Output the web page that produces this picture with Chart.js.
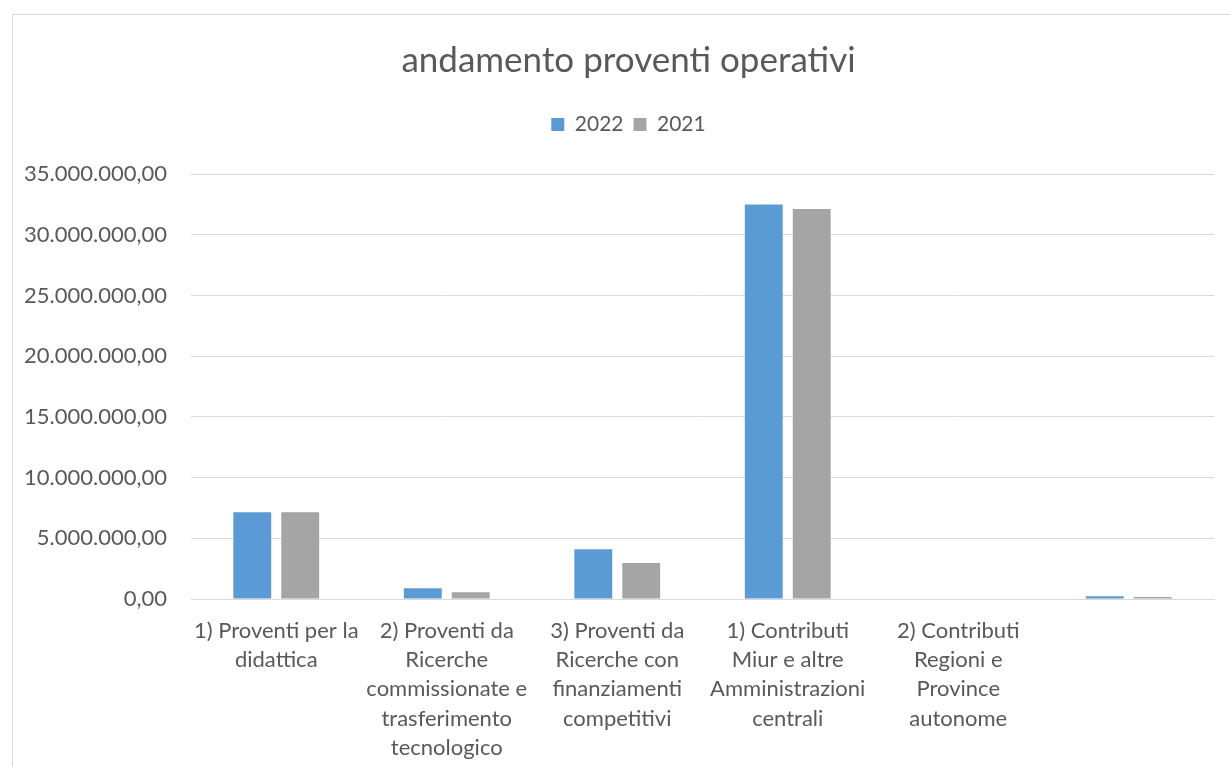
<!DOCTYPE html>
<html>
<head>
<meta charset="utf-8">
<script src="https://cdn.jsdelivr.net/npm/chart.js@4"></script>
<style>
  html, body { margin: 0; padding: 0; background: #fff; overflow: hidden; }
  #box {
    position: absolute; left: 12px; top: 14px;
    width: 1230px; height: 767px;
    border: 1px solid #d9d9d9; box-sizing: border-box;
  }
  #wrap { position: absolute; left: 0; top: 0; width: 1218px; height: 753px; }
</style>
</head>
<body>
<div id="box"><div id="wrap"><canvas id="chart"></canvas></div></div>
<script>
// categories (multi-line labels as in the source)
const categories = [
  ["1) Proventi per la", "didattica"],
  ["2) Proventi da", "Ricerche", "commissionate e", "trasferimento", "tecnologico"],
  ["3) Proventi da", "Ricerche con", "finanziamenti", "competitivi"],
  ["1) Contributi", "Miur e altre", "Amministrazioni", "centrali"],
  ["2) Contributi", "Regioni e", "Province", "autonome"],
  ""
];
const values2022 = [7150000, 880000, 4100000, 32480000, 0, 220000];
const values2021 = [7150000, 550000, 2970000, 32120000, 0, 160000];
const yTicks = [0, 5000000, 10000000, 15000000, 20000000, 25000000, 30000000, 35000000];

function formatIt(v) {
  const parts = Math.round(v).toString().replace(/\B(?=(\d{3})+(?!\d))/g, ".");
  return parts + ",00";
}

const textColor = "#595959";
const gridColor = "#d9d9d9";
const fontFamily = "Lato, 'Open Sans', sans-serif";

// extra room under the legend, and title/legend nudged right like the original
const headerTweak = {
  id: "headerTweak",
  afterInit(chart) {
    const fit = chart.legend.fit;
    chart.legend.fit = function () {
      fit.call(this);
      this.height += 29;
    };
  },
  afterLayout(chart) {
    [chart.titleBlock, chart.legend].forEach(b => {
      b.left += 15;
      b.right += 15;
    });
  }
};

new Chart(document.getElementById("chart"), {
  type: "bar",
  data: {
    labels: categories,
    datasets: [
      {
        label: "2022",
        data: values2022,
        backgroundColor: "#5b9bd5",
        categoryPercentage: 0.5625,
        barPercentage: 0.79
      },
      {
        label: "2021",
        data: values2021,
        backgroundColor: "#a5a5a5",
        categoryPercentage: 0.5625,
        barPercentage: 0.79
      }
    ]
  },
  plugins: [headerTweak],
  options: {
    responsive: true,
    maintainAspectRatio: false,
    animation: false,
    layout: { padding: { top: 20, right: 17, left: 0, bottom: 0 } },
    plugins: {
      title: {
        display: true,
        text: "andamento proventi operativi",
        color: textColor,
        font: { family: fontFamily, size: 35, weight: "normal" },
        padding: { top: 5, bottom: 22 }
      },
      legend: {
        labels: {
          color: textColor,
          font: { family: fontFamily, size: 21 },
          boxWidth: 13,
          boxHeight: 13,
          padding: 10
        }
      },
      tooltip: { enabled: false }
    },
    scales: {
      x: {
        grid: { display: false },
        border: { color: gridColor },
        ticks: {
          color: textColor,
          font: { family: fontFamily, size: 22, lineHeight: 1.33 },
          maxRotation: 0,
          autoSkip: false,
          padding: 9
        },
        afterFit: function (scale) { scale.height = 169; }
      },
      y: {
        min: 0,
        max: 35000000,
        grid: { color: gridColor, drawTicks: false },
        border: { display: false },
        afterBuildTicks: function (scale) {
          scale.ticks = yTicks.map(v => ({ value: v }));
        },
        ticks: {
          color: textColor,
          font: { family: fontFamily, size: 22 },
          padding: 24,
          callback: function (v) { return formatIt(v); }
        },
        afterFit: function (scale) { scale.width = 178; }
      }
    }
  }
});
</script>
</body>
</html>
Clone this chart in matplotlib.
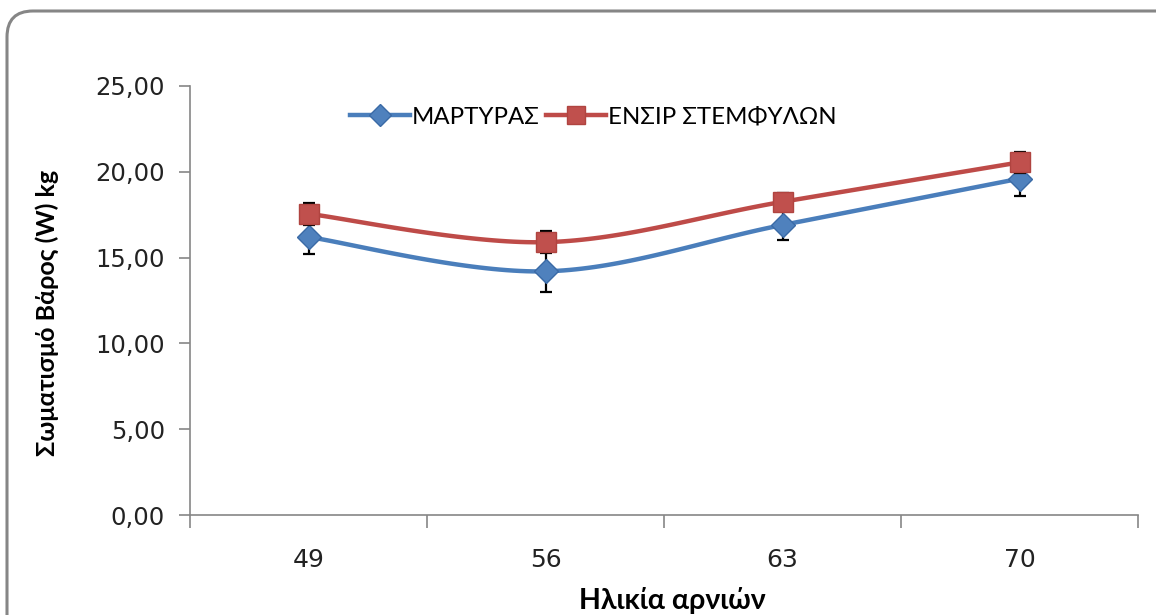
* * * * *
Retype the whole listing exactly and leave the pictures out.

Output the web page that produces this picture with Chart.js.
<!DOCTYPE html>
<html>
<head>
<meta charset="utf-8">
<script src="https://cdn.jsdelivr.net/npm/chart.js@4"></script>
<style>
  html, body { margin: 0; padding: 0; background: #fff; overflow: hidden; }
  #box {
    position: absolute; left: 12px; top: 14px;
    width: 1230px; height: 767px;
    border: 1px solid #d9d9d9; box-sizing: border-box;
  }
  #wrap { position: absolute; left: 0; top: 0; width: 1218px; height: 753px; }
</style>
</head>
<body>
<div id="box"><div id="wrap"><canvas id="chart"></canvas></div></div>
<script>
// categories (multi-line labels as in the source)
const categories = [
  ["1) Proventi per la", "didattica"],
  ["2) Proventi da", "Ricerche", "commissionate e", "trasferimento", "tecnologico"],
  ["3) Proventi da", "Ricerche con", "finanziamenti", "competitivi"],
  ["1) Contributi", "Miur e altre", "Amministrazioni", "centrali"],
  ["2) Contributi", "Regioni e", "Province", "autonome"],
  ""
];
const values2022 = [7150000, 880000, 4100000, 32480000, 0, 220000];
const values2021 = [7150000, 550000, 2970000, 32120000, 0, 160000];
const yTicks = [0, 5000000, 10000000, 15000000, 20000000, 25000000, 30000000, 35000000];

function formatIt(v) {
  const parts = Math.round(v).toString().replace(/\B(?=(\d{3})+(?!\d))/g, ".");
  return parts + ",00";
}

const textColor = "#595959";
const gridColor = "#d9d9d9";
const fontFamily = "Lato, 'Open Sans', sans-serif";

// extra room under the legend, and title/legend nudged right like the original
const headerTweak = {
  id: "headerTweak",
  afterInit(chart) {
    const fit = chart.legend.fit;
    chart.legend.fit = function () {
      fit.call(this);
      this.height += 29;
    };
  },
  afterLayout(chart) {
    [chart.titleBlock, chart.legend].forEach(b => {
      b.left += 15;
      b.right += 15;
    });
  }
};

new Chart(document.getElementById("chart"), {
  type: "bar",
  data: {
    labels: categories,
    datasets: [
      {
        label: "2022",
        data: values2022,
        backgroundColor: "#5b9bd5",
        categoryPercentage: 0.5625,
        barPercentage: 0.79
      },
      {
        label: "2021",
        data: values2021,
        backgroundColor: "#a5a5a5",
        categoryPercentage: 0.5625,
        barPercentage: 0.79
      }
    ]
  },
  plugins: [headerTweak],
  options: {
    responsive: true,
    maintainAspectRatio: false,
    animation: false,
    layout: { padding: { top: 20, right: 17, left: 0, bottom: 0 } },
    plugins: {
      title: {
        display: true,
        text: "andamento proventi operativi",
        color: textColor,
        font: { family: fontFamily, size: 35, weight: "normal" },
        padding: { top: 5, bottom: 22 }
      },
      legend: {
        labels: {
          color: textColor,
          font: { family: fontFamily, size: 21 },
          boxWidth: 13,
          boxHeight: 13,
          padding: 10
        }
      },
      tooltip: { enabled: false }
    },
    scales: {
      x: {
        grid: { display: false },
        border: { color: gridColor },
        ticks: {
          color: textColor,
          font: { family: fontFamily, size: 22, lineHeight: 1.33 },
          maxRotation: 0,
          autoSkip: false,
          padding: 9
        },
        afterFit: function (scale) { scale.height = 169; }
      },
      y: {
        min: 0,
        max: 35000000,
        grid: { color: gridColor, drawTicks: false },
        border: { display: false },
        afterBuildTicks: function (scale) {
          scale.ticks = yTicks.map(v => ({ value: v }));
        },
        ticks: {
          color: textColor,
          font: { family: fontFamily, size: 22 },
          padding: 24,
          callback: function (v) { return formatIt(v); }
        },
        afterFit: function (scale) { scale.width = 178; }
      }
    }
  }
});
</script>
</body>
</html>
Clone this chart in matplotlib.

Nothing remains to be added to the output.